» **DATA EXCERPT**:

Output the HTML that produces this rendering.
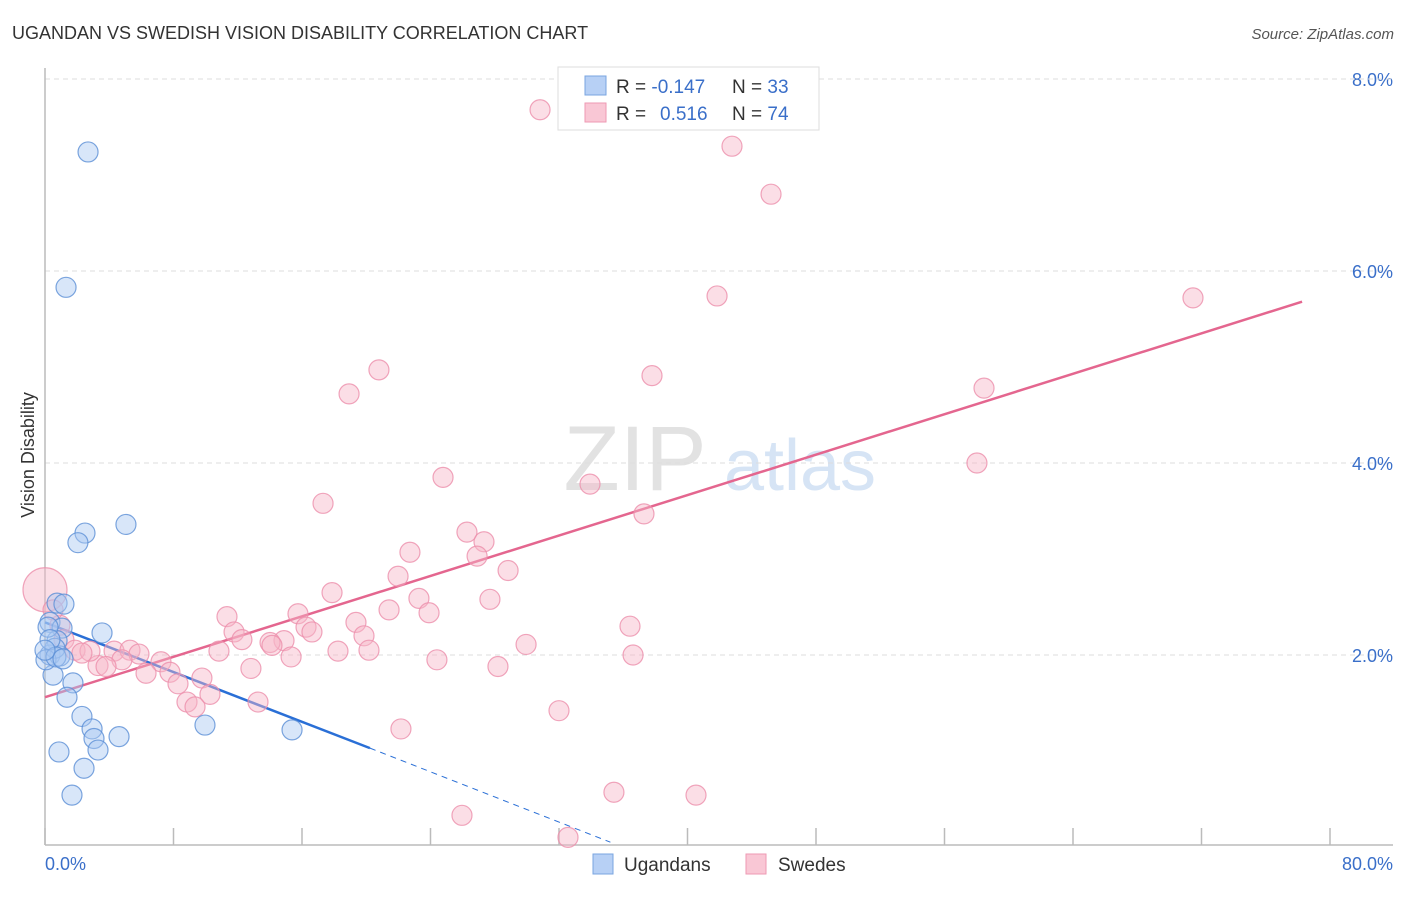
<!DOCTYPE html>
<html><head><meta charset="utf-8"><style>
body{margin:0;background:#fff;font-family:"Liberation Sans",sans-serif;}
svg text{font-family:"Liberation Sans",sans-serif;}
</style></head><body>
<svg width="1406" height="892" viewBox="0 0 1406 892">
<text x="12" y="39" font-size="18" fill="#333">UGANDAN VS SWEDISH VISION DISABILITY CORRELATION CHART</text>
<text x="1394" y="39" font-size="15" fill="#555" text-anchor="end" font-style="italic">Source: ZipAtlas.com</text>
<g>
<text x="635" y="490" font-size="92" fill="#e2e2e2" font-family="Liberation Serif" text-anchor="middle">ZIP</text>
<text x="800" y="490" font-size="72" fill="#d6e4f5" text-anchor="middle">atlas</text>
</g>
<g id="grid"></g>
<g id="axes"></g>
<g id="trends"></g>
<g id="pts"></g>
<text transform="translate(34,455) rotate(-90)" font-size="18" fill="#333" text-anchor="middle">Vision Disability</text>
<text x="45" y="870" font-size="18" fill="#3a6fc9">0.0%</text>
<text x="1393" y="870" font-size="18" fill="#3a6fc9" text-anchor="end">80.0%</text>
<g>
<rect x="558" y="67" width="261" height="63" fill="#fff" stroke="#ddd"/>
<rect x="585" y="76" width="21" height="19" fill="#b7d0f5" stroke="#7aa5e0"/>
<rect x="585" y="103" width="21" height="19" fill="#f9c7d5" stroke="#ee9ab3"/>
<text x="616" y="93" font-size="19" fill="#333">R = <tspan fill="#3a6fc9">-0.147</tspan></text>
<text x="732" y="93" font-size="19" fill="#333">N = <tspan fill="#3a6fc9">33</tspan></text>
<text x="616" y="120" font-size="19" fill="#333">R = <tspan fill="#3a6fc9" x="660">0.516</tspan></text>
<text x="732" y="120" font-size="19" fill="#333">N = <tspan fill="#3a6fc9">74</tspan></text>
</g>
<g>
<rect x="593" y="854" width="20" height="20" fill="#b7d0f5" stroke="#7aa5e0"/>
<text x="624" y="871" font-size="19" fill="#333">Ugandans</text>
<rect x="746" y="854" width="20" height="20" fill="#f9c7d5" stroke="#ee9ab3"/>
<text x="778" y="871" font-size="19" fill="#333">Swedes</text>
</g>
</svg>
<script>
const yTicks=[2,4,6,8];
const yTickLabels=["2.0%","4.0%","6.0%","8.0%"];
const xTicks=[0,8,16,24,32,40,48,56,64,72,80];
const ugX=[2.68,1.31,5.04,2.49,2.05,0.75,1.18,0.31,3.55,1.06,0.75,0.31,0.93,0.62,0.50,1.74,1.37,2.30,2.93,3.05,4.61,0.87,3.30,2.43,1.68,9.96,15.38,0.19,0.06,0.31,0.68,0,1.12];
const ugY=[7.24,5.83,3.36,3.27,3.17,2.54,2.53,2.34,2.23,2.28,2.15,2.00,1.99,2.07,1.79,1.71,1.56,1.36,1.23,1.13,1.15,0.99,1.01,0.82,0.54,1.27,1.22,2.29,1.95,2.16,1.98,2.05,1.96];
const swX=[30.82,42.77,45.20,41.84,71.47,20.79,37.79,18.93,58.46,58.02,24.78,33.93,17.31,37.29,26.27,27.33,22.72,26.90,28.83,21.98,17.87,23.28,27.70,21.42,15.75,23.91,11.33,19.36,36.42,11.77,16.25,16.62,19.86,14.88,12.26,14.01,14.13,29.95,15.32,18.24,20.17,10.83,24.40,36.61,4.30,5.29,5.85,4.79,7.22,12.82,3.30,3.80,7.78,6.29,9.77,8.28,10.27,8.84,9.34,13.26,32.00,22.16,28.20,35.42,40.53,25.96,32.56,0.0,0.93,1.18,1.87,2.80,0.50,2.30];
const swY=[7.68,7.30,6.80,5.74,5.72,4.97,4.91,4.72,4.78,4.00,3.85,3.78,3.58,3.47,3.28,3.18,3.07,3.03,2.88,2.82,2.65,2.59,2.58,2.47,2.43,2.44,2.40,2.34,2.30,2.24,2.29,2.24,2.20,2.15,2.16,2.13,2.10,2.11,1.98,2.04,2.05,2.04,1.95,2.00,2.04,2.05,2.01,1.95,1.93,1.86,1.89,1.88,1.82,1.81,1.76,1.70,1.59,1.51,1.46,1.51,1.42,1.23,1.88,0.57,0.54,0.33,0.10,2.68,2.31,2.16,2.05,2.04,2.47,2.02];
const swR=[10,10,10,10,10,10,10,10,10,10,10,10,10,10,10,10,10,10,10,10,10,10,10,10,10,10,10,10,10,10,10,10,10,10,10,10,10,10,10,10,10,10,10,10,10,10,10,10,10,10,10,10,10,10,10,10,10,10,10,10,10,10,10,10,10,10,10,22,10,10,10,10,10,10];
const ugTrend=[[0,2.34],[20.23,1.03]];
const ugTrendDash=[[20.23,1.03],[35.2,0.05]];
const swTrend=[[0,1.56],[78.26,5.68]];
const NS="http://www.w3.org/2000/svg";
const X=v=>45+v*(1285/80), Y=v=>847-v*96;
function mk(t,a,p){const e=document.createElementNS(NS,t);for(const k in a)e.setAttribute(k,a[k]);p.appendChild(e);return e;}
const grid=document.getElementById('grid'),axes=document.getElementById('axes'),tr=document.getElementById('trends'),pts=document.getElementById('pts');
yTicks.forEach((v,i)=>{
 const l=mk('line',{x1:45,x2:1393,y1:Y(v),y2:Y(v),stroke:'#ddd','stroke-dasharray':'5,4'},grid);
 
 
 const t=mk('text',{x:1393,y:Y(v)+7,'font-size':18,fill:'#3a6fc9','text-anchor':'end'},grid);
 t.textContent=yTickLabels[i];
 
 
});
const tg=mk('line',{x1:45,x2:1393,y1:Y(8),y2:Y(8),stroke:'#ddd','stroke-dasharray':'5,4'},grid);
const ax=mk('line',{x1:45,x2:1393,y1:845,y2:845,stroke:'#bbb','stroke-width':1.5},axes);


const ay=mk('line',{x1:45,x2:45,y1:68,y2:845,stroke:'#bbb','stroke-width':1.5},axes);


xTicks.forEach(v=>{const t=mk('line',{x1:X(v),x2:X(v),y1:828,y2:845,stroke:'#bbb','stroke-width':1.5},axes);
 
 });
function dot(x,y,r,f,s,n){const c=mk('circle',{cx:X(x),cy:Y(y),r:r,fill:f,'fill-opacity':0.45,stroke:s,'stroke-opacity':0.8,'stroke-width':1.2},pts);
 
 }
swX.forEach((x,i)=>dot(x,swY[i],swR[i],'#f7b6c8','#ec8fab','swede-point'));
ugX.forEach((x,i)=>dot(x,ugY[i],10,'#a9c8f2','#5b8fd6','ugandan-point'));
function ln(p,col,w,dash,n){const a={x1:X(p[0][0]),y1:Y(p[0][1]),x2:X(p[1][0]),y2:Y(p[1][1]),stroke:col,'stroke-width':w};if(dash)a['stroke-dasharray']=dash;const l=mk('line',a,tr);
 
 }
ln(swTrend,'#e4668f',2.5,null,'swedes-trendline');
ln(ugTrend,'#2a6fd6',2.5,null,'ugandans-trendline');
ln(ugTrendDash,'#2a6fd6',1,'6,5','ugandans-trendline-extension');
</script>
</body></html>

» **PROBLEM TO WORK ON**: Omit the pictures and give the material again, exactly and in full.

» **TASK RESPONSE**:
Output the HTML that produces this rendering.
<!DOCTYPE html>
<html><head><meta charset="utf-8"><style>
body{margin:0;background:#fff;font-family:"Liberation Sans",sans-serif;}
svg text{font-family:"Liberation Sans",sans-serif;}
</style></head><body>
<svg width="1406" height="892" viewBox="0 0 1406 892">
<text x="12" y="39" font-size="18" fill="#333">UGANDAN VS SWEDISH VISION DISABILITY CORRELATION CHART</text>
<text x="1394" y="39" font-size="15" fill="#555" text-anchor="end" font-style="italic">Source: ZipAtlas.com</text>
<g>
<text x="635" y="490" font-size="92" fill="#e2e2e2" font-family="Liberation Serif" text-anchor="middle">ZIP</text>
<text x="800" y="490" font-size="72" fill="#d6e4f5" text-anchor="middle">atlas</text>
</g>
<g id="grid"></g>
<g id="axes"></g>
<g id="trends"></g>
<g id="pts"></g>
<text transform="translate(34,455) rotate(-90)" font-size="18" fill="#333" text-anchor="middle">Vision Disability</text>
<text x="45" y="870" font-size="18" fill="#3a6fc9">0.0%</text>
<text x="1393" y="870" font-size="18" fill="#3a6fc9" text-anchor="end">80.0%</text>
<g>
<rect x="558" y="67" width="261" height="63" fill="#fff" stroke="#ddd"/>
<rect x="585" y="76" width="21" height="19" fill="#b7d0f5" stroke="#7aa5e0"/>
<rect x="585" y="103" width="21" height="19" fill="#f9c7d5" stroke="#ee9ab3"/>
<text x="616" y="93" font-size="19" fill="#333">R = <tspan fill="#3a6fc9">-0.147</tspan></text>
<text x="732" y="93" font-size="19" fill="#333">N = <tspan fill="#3a6fc9">33</tspan></text>
<text x="616" y="120" font-size="19" fill="#333">R = <tspan fill="#3a6fc9" x="660">0.516</tspan></text>
<text x="732" y="120" font-size="19" fill="#333">N = <tspan fill="#3a6fc9">74</tspan></text>
</g>
<g>
<rect x="593" y="854" width="20" height="20" fill="#b7d0f5" stroke="#7aa5e0"/>
<text x="624" y="871" font-size="19" fill="#333">Ugandans</text>
<rect x="746" y="854" width="20" height="20" fill="#f9c7d5" stroke="#ee9ab3"/>
<text x="778" y="871" font-size="19" fill="#333">Swedes</text>
</g>
</svg>
<script>
const yTicks=[2,4,6,8];
const yTickLabels=["2.0%","4.0%","6.0%","8.0%"];
const xTicks=[0,8,16,24,32,40,48,56,64,72,80];
const ugX=[2.68,1.31,5.04,2.49,2.05,0.75,1.18,0.31,3.55,1.06,0.75,0.31,0.93,0.62,0.50,1.74,1.37,2.30,2.93,3.05,4.61,0.87,3.30,2.43,1.68,9.96,15.38,0.19,0.06,0.31,0.68,0,1.12];
const ugY=[7.24,5.83,3.36,3.27,3.17,2.54,2.53,2.34,2.23,2.28,2.15,2.00,1.99,2.07,1.79,1.71,1.56,1.36,1.23,1.13,1.15,0.99,1.01,0.82,0.54,1.27,1.22,2.29,1.95,2.16,1.98,2.05,1.96];
const swX=[30.82,42.77,45.20,41.84,71.47,20.79,37.79,18.93,58.46,58.02,24.78,33.93,17.31,37.29,26.27,27.33,22.72,26.90,28.83,21.98,17.87,23.28,27.70,21.42,15.75,23.91,11.33,19.36,36.42,11.77,16.25,16.62,19.86,14.88,12.26,14.01,14.13,29.95,15.32,18.24,20.17,10.83,24.40,36.61,4.30,5.29,5.85,4.79,7.22,12.82,3.30,3.80,7.78,6.29,9.77,8.28,10.27,8.84,9.34,13.26,32.00,22.16,28.20,35.42,40.53,25.96,32.56,0.0,0.93,1.18,1.87,2.80,0.50,2.30];
const swY=[7.68,7.30,6.80,5.74,5.72,4.97,4.91,4.72,4.78,4.00,3.85,3.78,3.58,3.47,3.28,3.18,3.07,3.03,2.88,2.82,2.65,2.59,2.58,2.47,2.43,2.44,2.40,2.34,2.30,2.24,2.29,2.24,2.20,2.15,2.16,2.13,2.10,2.11,1.98,2.04,2.05,2.04,1.95,2.00,2.04,2.05,2.01,1.95,1.93,1.86,1.89,1.88,1.82,1.81,1.76,1.70,1.59,1.51,1.46,1.51,1.42,1.23,1.88,0.57,0.54,0.33,0.10,2.68,2.31,2.16,2.05,2.04,2.47,2.02];
const swR=[10,10,10,10,10,10,10,10,10,10,10,10,10,10,10,10,10,10,10,10,10,10,10,10,10,10,10,10,10,10,10,10,10,10,10,10,10,10,10,10,10,10,10,10,10,10,10,10,10,10,10,10,10,10,10,10,10,10,10,10,10,10,10,10,10,10,10,22,10,10,10,10,10,10];
const ugTrend=[[0,2.34],[20.23,1.03]];
const ugTrendDash=[[20.23,1.03],[35.2,0.05]];
const swTrend=[[0,1.56],[78.26,5.68]];
const NS="http://www.w3.org/2000/svg";
const X=v=>45+v*(1285/80), Y=v=>847-v*96;
function mk(t,a,p){const e=document.createElementNS(NS,t);for(const k in a)e.setAttribute(k,a[k]);p.appendChild(e);return e;}
const grid=document.getElementById('grid'),axes=document.getElementById('axes'),tr=document.getElementById('trends'),pts=document.getElementById('pts');
yTicks.forEach((v,i)=>{
 const l=mk('line',{x1:45,x2:1393,y1:Y(v),y2:Y(v),stroke:'#ddd','stroke-dasharray':'5,4'},grid);
 
 
 const t=mk('text',{x:1393,y:Y(v)+7,'font-size':18,fill:'#3a6fc9','text-anchor':'end'},grid);
 t.textContent=yTickLabels[i];
 
 
});
const tg=mk('line',{x1:45,x2:1393,y1:Y(8),y2:Y(8),stroke:'#ddd','stroke-dasharray':'5,4'},grid);
const ax=mk('line',{x1:45,x2:1393,y1:845,y2:845,stroke:'#bbb','stroke-width':1.5},axes);


const ay=mk('line',{x1:45,x2:45,y1:68,y2:845,stroke:'#bbb','stroke-width':1.5},axes);


xTicks.forEach(v=>{const t=mk('line',{x1:X(v),x2:X(v),y1:828,y2:845,stroke:'#bbb','stroke-width':1.5},axes);
 
 });
function dot(x,y,r,f,s,n){const c=mk('circle',{cx:X(x),cy:Y(y),r:r,fill:f,'fill-opacity':0.45,stroke:s,'stroke-opacity':0.8,'stroke-width':1.2},pts);
 
 }
swX.forEach((x,i)=>dot(x,swY[i],swR[i],'#f7b6c8','#ec8fab','swede-point'));
ugX.forEach((x,i)=>dot(x,ugY[i],10,'#a9c8f2','#5b8fd6','ugandan-point'));
function ln(p,col,w,dash,n){const a={x1:X(p[0][0]),y1:Y(p[0][1]),x2:X(p[1][0]),y2:Y(p[1][1]),stroke:col,'stroke-width':w};if(dash)a['stroke-dasharray']=dash;const l=mk('line',a,tr);
 
 }
ln(swTrend,'#e4668f',2.5,null,'swedes-trendline');
ln(ugTrend,'#2a6fd6',2.5,null,'ugandans-trendline');
ln(ugTrendDash,'#2a6fd6',1,'6,5','ugandans-trendline-extension');
</script>
</body></html>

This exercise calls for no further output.